-- What you need to do --
For every line in the records that has the word "React", make a copy.

***

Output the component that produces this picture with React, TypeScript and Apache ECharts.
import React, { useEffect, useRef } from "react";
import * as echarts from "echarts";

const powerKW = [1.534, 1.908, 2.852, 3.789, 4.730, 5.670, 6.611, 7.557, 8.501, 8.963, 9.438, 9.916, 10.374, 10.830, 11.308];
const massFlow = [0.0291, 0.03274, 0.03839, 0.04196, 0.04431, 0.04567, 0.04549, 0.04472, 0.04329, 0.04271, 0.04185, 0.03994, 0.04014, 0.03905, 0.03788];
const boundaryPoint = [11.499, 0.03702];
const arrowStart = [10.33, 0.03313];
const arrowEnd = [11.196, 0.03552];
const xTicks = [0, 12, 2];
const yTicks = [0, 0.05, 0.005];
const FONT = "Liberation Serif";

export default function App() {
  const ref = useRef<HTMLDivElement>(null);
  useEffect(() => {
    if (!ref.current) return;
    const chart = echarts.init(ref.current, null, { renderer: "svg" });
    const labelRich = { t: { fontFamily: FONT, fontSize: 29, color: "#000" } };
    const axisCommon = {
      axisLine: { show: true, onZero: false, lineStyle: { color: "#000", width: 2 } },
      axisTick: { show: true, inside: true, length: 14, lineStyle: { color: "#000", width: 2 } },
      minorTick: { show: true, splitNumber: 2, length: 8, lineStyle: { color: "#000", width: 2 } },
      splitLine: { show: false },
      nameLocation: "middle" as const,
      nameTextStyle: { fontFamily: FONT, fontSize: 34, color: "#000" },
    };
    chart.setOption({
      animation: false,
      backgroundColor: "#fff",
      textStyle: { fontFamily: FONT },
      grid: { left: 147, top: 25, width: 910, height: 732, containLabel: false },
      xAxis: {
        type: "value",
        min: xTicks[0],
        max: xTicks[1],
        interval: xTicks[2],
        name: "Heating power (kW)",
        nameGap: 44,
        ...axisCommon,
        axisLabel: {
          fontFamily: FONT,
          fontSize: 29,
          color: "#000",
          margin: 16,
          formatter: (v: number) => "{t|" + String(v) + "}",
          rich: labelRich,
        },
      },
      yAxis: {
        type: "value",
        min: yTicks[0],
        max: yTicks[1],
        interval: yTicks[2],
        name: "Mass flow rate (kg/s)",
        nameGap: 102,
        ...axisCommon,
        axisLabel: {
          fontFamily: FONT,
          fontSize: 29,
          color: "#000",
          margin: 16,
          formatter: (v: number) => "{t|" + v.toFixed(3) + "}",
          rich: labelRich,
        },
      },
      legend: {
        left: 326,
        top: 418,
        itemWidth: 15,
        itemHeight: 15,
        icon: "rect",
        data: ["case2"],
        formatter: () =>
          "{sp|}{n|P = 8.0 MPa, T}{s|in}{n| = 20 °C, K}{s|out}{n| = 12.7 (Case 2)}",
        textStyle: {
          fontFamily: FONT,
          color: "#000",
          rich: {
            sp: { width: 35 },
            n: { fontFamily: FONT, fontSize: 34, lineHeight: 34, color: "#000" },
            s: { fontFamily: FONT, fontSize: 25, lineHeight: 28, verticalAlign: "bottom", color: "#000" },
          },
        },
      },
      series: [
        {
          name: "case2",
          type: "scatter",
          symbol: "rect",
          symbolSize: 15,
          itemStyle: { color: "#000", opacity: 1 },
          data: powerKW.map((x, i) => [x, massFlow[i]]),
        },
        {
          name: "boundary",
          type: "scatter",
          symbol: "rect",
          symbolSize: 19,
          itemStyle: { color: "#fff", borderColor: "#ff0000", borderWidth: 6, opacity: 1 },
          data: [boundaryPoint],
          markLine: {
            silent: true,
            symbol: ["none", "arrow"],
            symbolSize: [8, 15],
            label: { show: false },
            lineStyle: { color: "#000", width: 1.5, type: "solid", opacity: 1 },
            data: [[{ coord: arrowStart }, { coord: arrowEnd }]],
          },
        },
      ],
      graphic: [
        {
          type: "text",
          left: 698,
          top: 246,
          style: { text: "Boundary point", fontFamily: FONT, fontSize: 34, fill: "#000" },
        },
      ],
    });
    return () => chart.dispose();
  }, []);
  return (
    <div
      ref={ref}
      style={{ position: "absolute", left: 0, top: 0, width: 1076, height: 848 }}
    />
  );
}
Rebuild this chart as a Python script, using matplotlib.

***

-- Solution for this exercise --
Output the component that produces this picture with React, TypeScript and Apache ECharts.
import React, { useEffect, useRef } from "react";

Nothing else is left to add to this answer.